Morning light shines outside the U.S. Supreme Court building on March 20th, 2017, in Washington, D.C.

On Monday, the Supreme Court ruled that Ohio's aggressive system for removing names from its voter rolls does not violate federal law.

Registered Ohio voters are sent a confirmation notice after they fail to vote in a federal election. Anyone who does not return the notice and then does not vote in two consecutive elections is removed from the voter rolls.

Civil rights groups oppose this method, arguing that it's a violation of the National Voter Registration Act, which prohibits states from removing voters from the rolls because of a failure to vote. But in its decision, the Supreme Court wrote that, because confirmation notices are also a factor, the method does not violate federal law.

Pacific Standard asked professors of constitutional and election law from across the country to weigh in on the significance of this ruling and what kind of precedent it sets.

Michael Gerhardt, Professor in Constitutional Law, University of North Carolina

This decision undoubtedly will invite state legislatures with Republican majorities to adopt the same measures to disproportionately remove minorities from their voting rosters. That is an unfortunate result, especially given that the right to vote is so precious and not so easily taken away, without warning or meaningful recourse.

Samuel Issacharoff, Professor of Constitutional Law, New York University

The case is significant not so much for any new legal ruling, but for what it says about the state of our national politics. The court signed off on a piece, a small one perhaps, of the concerted effort to make it harder for people to vote. The heart of democracy for centuries has been the expansion of the franchise. Our democratic clocks are marching in reverse.

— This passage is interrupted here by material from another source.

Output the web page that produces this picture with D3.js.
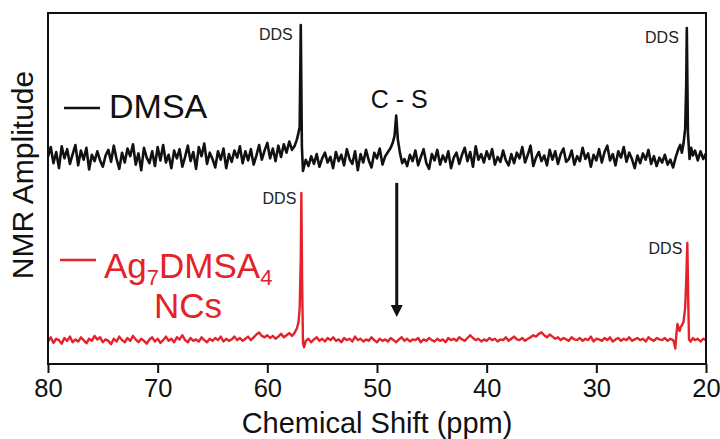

Richard Hasen, Professor of Law and Political Science, University of California–Irvine

The real issue underlying the case—whether Ohio's law had a discriminatory impact on low income and minority voters—was not really what the Justices were debating. It was more about how to read two complex federal statutes. But Justice [Sonia] Sotomayor flagged the voter suppression issue, and I suspect that issue will be back before the Supreme Court in one form or another in the next few years.

Erwin Chemerinsky, Law Professor and Dean, University of California–Berkeley

My fear is that this will encourage other states to adopt similar laws. As Justice Sotomayor said, history shows that such laws are very much used to disadvantage racial minorities.